» **Records to process**
══════════════════════════════
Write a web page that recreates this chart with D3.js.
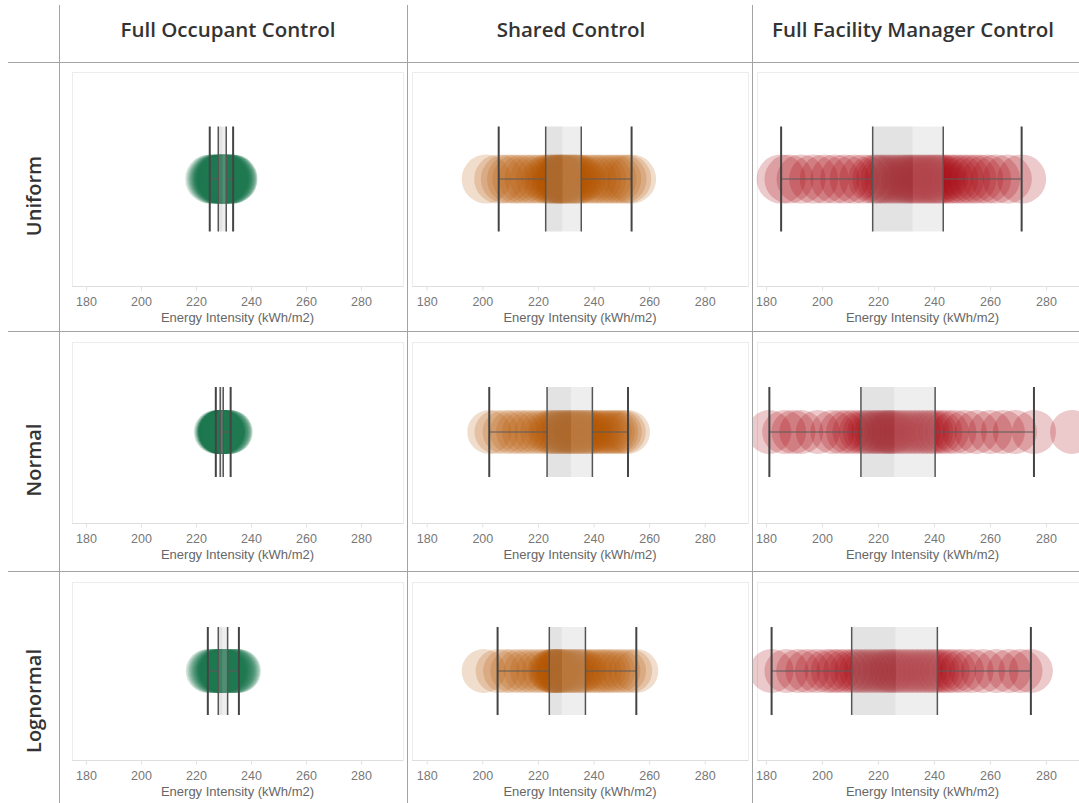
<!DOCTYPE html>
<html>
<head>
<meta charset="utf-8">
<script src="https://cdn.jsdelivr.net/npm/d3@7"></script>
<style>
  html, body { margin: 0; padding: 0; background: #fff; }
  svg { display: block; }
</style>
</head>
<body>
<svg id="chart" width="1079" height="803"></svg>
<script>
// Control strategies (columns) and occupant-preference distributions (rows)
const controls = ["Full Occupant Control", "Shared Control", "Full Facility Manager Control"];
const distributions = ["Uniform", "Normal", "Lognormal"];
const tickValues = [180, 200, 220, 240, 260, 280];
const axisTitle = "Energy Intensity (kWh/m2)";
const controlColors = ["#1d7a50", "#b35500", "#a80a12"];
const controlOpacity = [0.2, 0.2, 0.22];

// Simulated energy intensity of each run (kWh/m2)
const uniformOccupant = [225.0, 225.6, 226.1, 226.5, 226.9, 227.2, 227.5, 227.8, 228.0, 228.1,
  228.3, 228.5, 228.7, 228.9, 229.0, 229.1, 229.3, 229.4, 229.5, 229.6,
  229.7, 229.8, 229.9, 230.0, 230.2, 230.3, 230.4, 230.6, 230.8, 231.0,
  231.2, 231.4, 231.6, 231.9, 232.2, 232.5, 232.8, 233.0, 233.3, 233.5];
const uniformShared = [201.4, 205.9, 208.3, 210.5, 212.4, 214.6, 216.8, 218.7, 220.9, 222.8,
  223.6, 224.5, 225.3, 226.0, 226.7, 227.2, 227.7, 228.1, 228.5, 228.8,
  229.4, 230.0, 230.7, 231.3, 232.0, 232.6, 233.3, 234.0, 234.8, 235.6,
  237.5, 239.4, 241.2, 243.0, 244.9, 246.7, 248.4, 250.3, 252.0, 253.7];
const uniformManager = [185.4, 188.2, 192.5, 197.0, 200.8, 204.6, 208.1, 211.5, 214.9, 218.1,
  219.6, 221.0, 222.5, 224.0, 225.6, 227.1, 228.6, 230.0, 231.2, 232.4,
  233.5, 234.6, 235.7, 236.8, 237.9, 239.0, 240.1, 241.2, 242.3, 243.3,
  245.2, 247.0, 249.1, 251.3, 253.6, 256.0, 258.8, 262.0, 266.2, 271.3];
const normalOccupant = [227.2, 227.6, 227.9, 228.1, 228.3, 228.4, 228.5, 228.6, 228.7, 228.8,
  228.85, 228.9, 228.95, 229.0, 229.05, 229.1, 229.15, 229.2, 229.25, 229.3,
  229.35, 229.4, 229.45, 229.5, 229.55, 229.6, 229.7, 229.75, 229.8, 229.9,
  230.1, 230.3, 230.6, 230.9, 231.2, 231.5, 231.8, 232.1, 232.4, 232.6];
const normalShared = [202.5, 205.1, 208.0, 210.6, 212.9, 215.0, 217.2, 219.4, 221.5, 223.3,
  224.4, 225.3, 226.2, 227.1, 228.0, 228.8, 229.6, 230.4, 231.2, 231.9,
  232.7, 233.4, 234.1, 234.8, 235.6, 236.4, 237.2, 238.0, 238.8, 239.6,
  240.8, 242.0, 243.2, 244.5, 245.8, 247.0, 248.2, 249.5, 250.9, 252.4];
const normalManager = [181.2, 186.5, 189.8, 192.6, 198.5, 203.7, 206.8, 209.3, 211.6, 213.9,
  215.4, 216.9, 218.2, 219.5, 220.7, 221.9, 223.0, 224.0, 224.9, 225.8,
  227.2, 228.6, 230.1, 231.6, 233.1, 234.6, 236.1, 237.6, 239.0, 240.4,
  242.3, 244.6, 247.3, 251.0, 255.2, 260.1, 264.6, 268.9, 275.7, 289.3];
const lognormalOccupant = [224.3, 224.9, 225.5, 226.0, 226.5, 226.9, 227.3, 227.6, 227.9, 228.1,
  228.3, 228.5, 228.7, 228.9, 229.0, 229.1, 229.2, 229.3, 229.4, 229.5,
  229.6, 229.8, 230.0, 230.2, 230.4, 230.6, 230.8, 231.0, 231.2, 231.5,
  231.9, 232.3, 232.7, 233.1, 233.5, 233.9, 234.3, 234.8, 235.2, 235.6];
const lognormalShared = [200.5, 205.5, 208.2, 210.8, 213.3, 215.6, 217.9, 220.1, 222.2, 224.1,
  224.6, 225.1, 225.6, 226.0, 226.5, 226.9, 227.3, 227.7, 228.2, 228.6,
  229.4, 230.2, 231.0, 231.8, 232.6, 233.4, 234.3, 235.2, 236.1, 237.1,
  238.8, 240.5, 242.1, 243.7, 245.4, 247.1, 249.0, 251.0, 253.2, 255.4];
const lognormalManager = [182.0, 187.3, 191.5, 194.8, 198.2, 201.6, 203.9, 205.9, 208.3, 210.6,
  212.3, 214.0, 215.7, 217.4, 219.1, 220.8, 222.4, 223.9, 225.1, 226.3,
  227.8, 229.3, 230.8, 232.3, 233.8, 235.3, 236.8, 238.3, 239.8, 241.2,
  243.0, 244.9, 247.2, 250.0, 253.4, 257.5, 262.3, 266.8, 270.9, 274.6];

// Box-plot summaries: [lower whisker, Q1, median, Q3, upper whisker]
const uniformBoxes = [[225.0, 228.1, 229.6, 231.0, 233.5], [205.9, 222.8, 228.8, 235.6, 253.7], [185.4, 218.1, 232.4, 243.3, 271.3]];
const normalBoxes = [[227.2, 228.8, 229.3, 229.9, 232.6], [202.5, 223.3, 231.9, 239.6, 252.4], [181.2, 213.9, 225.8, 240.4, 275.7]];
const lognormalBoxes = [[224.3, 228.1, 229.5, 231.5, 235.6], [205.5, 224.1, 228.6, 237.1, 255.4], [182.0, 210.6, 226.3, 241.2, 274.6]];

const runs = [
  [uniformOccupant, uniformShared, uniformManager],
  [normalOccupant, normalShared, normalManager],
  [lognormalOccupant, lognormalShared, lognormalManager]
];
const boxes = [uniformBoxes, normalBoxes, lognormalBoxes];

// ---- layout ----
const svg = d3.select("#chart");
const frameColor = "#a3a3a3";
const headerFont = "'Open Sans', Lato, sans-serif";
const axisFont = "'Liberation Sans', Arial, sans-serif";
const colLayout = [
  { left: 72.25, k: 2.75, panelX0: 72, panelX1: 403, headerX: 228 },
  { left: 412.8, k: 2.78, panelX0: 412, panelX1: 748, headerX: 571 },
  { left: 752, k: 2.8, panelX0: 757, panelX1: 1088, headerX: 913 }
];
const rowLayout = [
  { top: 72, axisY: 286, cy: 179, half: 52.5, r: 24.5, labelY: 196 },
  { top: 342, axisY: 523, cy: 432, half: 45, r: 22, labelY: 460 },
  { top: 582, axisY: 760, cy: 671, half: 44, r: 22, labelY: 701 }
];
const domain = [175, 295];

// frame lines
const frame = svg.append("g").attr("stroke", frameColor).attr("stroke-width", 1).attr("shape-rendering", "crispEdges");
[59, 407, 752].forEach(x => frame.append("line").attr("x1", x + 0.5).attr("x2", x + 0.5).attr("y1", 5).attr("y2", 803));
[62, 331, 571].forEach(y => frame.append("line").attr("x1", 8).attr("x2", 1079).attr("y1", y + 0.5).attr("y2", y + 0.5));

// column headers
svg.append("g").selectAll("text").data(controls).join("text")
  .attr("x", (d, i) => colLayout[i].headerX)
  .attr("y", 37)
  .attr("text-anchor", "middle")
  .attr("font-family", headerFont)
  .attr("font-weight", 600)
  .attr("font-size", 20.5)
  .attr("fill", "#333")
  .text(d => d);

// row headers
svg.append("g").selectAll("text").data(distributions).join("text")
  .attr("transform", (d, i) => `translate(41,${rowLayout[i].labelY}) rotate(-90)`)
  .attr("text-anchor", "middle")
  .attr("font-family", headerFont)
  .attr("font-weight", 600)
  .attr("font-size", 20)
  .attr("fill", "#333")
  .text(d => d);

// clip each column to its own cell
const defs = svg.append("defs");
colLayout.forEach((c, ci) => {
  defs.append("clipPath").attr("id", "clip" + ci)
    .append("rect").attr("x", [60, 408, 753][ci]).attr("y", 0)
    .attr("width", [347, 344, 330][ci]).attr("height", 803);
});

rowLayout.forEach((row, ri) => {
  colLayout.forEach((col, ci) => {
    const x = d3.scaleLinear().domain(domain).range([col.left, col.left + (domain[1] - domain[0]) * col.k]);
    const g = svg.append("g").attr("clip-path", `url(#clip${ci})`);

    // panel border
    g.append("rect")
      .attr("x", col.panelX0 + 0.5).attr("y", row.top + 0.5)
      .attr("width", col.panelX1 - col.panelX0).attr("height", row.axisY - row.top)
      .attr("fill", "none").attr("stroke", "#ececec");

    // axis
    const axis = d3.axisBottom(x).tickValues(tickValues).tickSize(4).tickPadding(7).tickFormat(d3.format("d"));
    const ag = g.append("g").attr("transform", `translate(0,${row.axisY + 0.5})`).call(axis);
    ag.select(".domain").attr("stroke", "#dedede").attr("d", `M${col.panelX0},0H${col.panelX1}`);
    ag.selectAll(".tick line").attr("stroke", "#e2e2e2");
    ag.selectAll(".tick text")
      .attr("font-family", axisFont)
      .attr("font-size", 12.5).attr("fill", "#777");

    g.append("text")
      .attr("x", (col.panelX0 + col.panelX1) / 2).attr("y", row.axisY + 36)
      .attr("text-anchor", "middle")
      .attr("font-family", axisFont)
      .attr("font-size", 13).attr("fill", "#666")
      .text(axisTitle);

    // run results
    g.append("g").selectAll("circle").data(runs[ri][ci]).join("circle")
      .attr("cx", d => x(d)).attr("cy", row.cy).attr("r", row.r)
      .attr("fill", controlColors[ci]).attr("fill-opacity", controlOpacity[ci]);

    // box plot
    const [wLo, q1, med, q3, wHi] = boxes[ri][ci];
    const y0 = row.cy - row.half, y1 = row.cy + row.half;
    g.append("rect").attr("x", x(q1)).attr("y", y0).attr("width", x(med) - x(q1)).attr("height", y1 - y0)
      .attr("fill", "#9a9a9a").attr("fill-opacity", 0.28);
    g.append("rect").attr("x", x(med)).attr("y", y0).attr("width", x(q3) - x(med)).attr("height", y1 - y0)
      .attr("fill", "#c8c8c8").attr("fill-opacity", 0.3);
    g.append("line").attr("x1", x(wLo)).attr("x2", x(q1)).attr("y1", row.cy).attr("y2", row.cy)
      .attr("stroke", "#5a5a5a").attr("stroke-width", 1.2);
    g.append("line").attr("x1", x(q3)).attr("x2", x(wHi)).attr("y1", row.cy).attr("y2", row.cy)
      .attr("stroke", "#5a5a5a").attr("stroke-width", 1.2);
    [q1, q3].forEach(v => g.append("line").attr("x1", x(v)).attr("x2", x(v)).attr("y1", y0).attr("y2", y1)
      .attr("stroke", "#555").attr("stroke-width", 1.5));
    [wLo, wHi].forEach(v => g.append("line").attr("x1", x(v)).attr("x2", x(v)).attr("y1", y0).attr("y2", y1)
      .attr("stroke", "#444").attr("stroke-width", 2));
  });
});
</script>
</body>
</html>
══════════════════════════════
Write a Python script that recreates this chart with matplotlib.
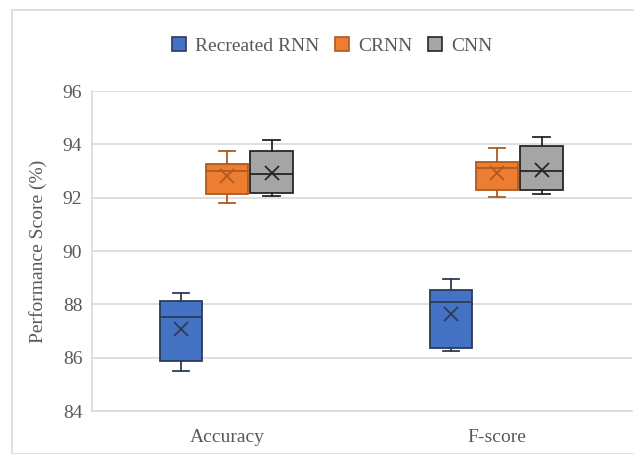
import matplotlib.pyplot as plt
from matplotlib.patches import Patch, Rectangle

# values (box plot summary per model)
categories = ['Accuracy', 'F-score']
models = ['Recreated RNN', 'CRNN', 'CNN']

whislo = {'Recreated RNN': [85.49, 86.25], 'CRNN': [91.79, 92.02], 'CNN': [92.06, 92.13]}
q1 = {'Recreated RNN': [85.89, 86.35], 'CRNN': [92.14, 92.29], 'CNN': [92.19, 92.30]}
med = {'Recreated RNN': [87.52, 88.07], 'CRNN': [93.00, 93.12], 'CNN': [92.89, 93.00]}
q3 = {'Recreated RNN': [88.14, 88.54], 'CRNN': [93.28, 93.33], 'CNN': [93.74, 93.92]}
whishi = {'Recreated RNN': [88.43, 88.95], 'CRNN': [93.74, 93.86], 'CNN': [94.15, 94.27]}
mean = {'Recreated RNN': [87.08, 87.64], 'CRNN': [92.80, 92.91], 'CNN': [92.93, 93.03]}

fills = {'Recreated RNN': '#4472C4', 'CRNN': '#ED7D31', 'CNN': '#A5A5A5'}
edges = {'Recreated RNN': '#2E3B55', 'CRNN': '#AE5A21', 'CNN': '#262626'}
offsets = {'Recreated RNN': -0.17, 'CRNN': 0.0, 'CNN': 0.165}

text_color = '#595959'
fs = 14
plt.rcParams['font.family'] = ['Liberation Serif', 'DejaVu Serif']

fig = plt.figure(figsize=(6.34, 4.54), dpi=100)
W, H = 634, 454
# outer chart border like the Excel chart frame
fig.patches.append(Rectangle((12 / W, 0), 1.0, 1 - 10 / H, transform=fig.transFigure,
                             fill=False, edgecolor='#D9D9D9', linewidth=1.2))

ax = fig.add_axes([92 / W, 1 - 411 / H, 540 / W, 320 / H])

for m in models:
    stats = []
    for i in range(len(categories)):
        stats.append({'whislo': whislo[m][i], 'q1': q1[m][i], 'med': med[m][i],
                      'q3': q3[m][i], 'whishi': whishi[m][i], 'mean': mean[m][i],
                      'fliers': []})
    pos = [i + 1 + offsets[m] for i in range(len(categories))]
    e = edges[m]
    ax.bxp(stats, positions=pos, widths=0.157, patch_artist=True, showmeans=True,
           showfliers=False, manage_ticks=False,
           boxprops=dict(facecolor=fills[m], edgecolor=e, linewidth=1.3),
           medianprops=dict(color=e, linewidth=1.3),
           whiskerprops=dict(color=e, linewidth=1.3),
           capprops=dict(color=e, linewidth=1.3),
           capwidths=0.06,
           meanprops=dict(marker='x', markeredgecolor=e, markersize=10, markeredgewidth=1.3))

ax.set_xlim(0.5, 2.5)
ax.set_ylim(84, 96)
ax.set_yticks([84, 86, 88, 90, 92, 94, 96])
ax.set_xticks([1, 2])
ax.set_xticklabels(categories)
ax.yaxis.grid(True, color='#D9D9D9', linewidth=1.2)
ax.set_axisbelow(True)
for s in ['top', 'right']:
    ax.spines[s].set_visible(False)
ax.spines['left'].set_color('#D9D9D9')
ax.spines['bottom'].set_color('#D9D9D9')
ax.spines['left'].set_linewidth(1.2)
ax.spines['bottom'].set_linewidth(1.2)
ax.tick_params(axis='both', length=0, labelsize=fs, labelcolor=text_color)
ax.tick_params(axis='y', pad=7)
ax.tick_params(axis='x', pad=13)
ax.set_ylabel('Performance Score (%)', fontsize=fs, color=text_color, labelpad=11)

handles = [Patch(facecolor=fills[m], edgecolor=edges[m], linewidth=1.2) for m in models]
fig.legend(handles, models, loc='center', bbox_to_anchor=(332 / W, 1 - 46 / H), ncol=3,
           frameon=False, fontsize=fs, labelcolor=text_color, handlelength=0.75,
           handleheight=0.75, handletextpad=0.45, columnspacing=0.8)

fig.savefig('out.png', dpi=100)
══════════════════════════════
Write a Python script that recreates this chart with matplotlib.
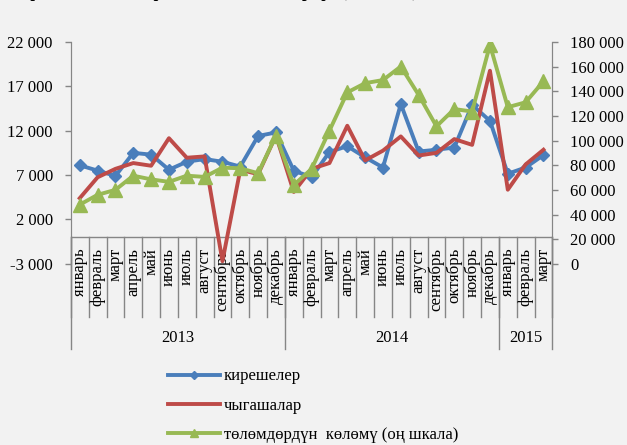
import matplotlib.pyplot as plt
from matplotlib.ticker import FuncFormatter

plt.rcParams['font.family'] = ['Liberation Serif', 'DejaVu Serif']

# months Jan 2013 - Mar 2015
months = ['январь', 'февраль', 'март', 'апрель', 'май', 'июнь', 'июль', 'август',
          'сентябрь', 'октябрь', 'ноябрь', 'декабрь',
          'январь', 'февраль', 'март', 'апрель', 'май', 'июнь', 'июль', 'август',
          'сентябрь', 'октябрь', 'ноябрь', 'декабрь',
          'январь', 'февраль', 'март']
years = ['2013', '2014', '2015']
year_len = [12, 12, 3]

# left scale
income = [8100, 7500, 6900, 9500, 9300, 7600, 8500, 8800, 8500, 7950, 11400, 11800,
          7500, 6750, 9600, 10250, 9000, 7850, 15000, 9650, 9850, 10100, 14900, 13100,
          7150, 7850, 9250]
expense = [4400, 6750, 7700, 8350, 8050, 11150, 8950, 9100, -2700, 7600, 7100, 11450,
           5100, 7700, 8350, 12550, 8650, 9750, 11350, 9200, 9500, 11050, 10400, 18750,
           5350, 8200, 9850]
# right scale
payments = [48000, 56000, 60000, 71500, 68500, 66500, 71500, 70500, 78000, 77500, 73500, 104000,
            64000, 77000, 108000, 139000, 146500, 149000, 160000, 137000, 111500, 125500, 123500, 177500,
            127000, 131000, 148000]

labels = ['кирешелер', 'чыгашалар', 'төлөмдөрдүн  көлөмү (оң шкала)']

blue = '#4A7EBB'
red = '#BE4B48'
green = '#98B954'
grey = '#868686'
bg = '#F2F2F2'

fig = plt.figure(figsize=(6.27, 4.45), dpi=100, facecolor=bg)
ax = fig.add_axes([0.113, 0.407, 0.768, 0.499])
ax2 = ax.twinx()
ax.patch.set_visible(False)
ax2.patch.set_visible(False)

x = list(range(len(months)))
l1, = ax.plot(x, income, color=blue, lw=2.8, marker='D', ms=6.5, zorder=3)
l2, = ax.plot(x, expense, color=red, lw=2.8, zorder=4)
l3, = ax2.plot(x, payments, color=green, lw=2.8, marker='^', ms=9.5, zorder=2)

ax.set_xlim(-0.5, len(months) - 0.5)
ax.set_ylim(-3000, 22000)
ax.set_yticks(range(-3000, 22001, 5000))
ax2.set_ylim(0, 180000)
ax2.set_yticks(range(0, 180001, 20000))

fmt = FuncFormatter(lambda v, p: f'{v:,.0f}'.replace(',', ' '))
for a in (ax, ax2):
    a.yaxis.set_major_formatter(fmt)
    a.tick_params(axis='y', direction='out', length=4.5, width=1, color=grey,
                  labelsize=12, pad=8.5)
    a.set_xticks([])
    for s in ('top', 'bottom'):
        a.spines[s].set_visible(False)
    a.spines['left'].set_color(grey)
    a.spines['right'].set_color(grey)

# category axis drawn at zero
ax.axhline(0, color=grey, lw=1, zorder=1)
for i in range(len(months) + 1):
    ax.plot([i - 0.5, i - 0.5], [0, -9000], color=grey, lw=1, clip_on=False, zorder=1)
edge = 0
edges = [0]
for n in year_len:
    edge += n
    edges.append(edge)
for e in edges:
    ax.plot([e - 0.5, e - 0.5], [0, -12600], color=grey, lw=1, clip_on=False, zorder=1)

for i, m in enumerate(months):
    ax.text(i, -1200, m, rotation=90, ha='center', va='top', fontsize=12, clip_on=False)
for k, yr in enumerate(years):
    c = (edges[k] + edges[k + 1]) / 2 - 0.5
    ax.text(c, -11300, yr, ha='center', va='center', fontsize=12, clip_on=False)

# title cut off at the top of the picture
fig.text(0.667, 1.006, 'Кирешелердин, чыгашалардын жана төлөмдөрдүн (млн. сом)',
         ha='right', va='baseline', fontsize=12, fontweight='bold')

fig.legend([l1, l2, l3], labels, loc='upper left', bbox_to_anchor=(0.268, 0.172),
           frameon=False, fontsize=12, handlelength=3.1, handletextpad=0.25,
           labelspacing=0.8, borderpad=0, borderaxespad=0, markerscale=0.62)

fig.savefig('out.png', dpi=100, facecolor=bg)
══════════════════════════════
» **Goal of the exercise**
Within the listing above, extract exactly the lines that run from the one containing "Write a web" through the one containing "const controlOpacity = [0.2, 0.2, 0.22];", excluding any pictures.

» **Worked answer**
Write a web page that recreates this chart with D3.js.
<!DOCTYPE html>
<html>
<head>
<meta charset="utf-8">
<script src="https://cdn.jsdelivr.net/npm/d3@7"></script>
<style>
  html, body { margin: 0; padding: 0; background: #fff; }
  svg { display: block; }
</style>
</head>
<body>
<svg id="chart" width="1079" height="803"></svg>
<script>
// Control strategies (columns) and occupant-preference distributions (rows)
const controls = ["Full Occupant Control", "Shared Control", "Full Facility Manager Control"];
const distributions = ["Uniform", "Normal", "Lognormal"];
const tickValues = [180, 200, 220, 240, 260, 280];
const axisTitle = "Energy Intensity (kWh/m2)";
const controlColors = ["#1d7a50", "#b35500", "#a80a12"];
const controlOpacity = [0.2, 0.2, 0.22];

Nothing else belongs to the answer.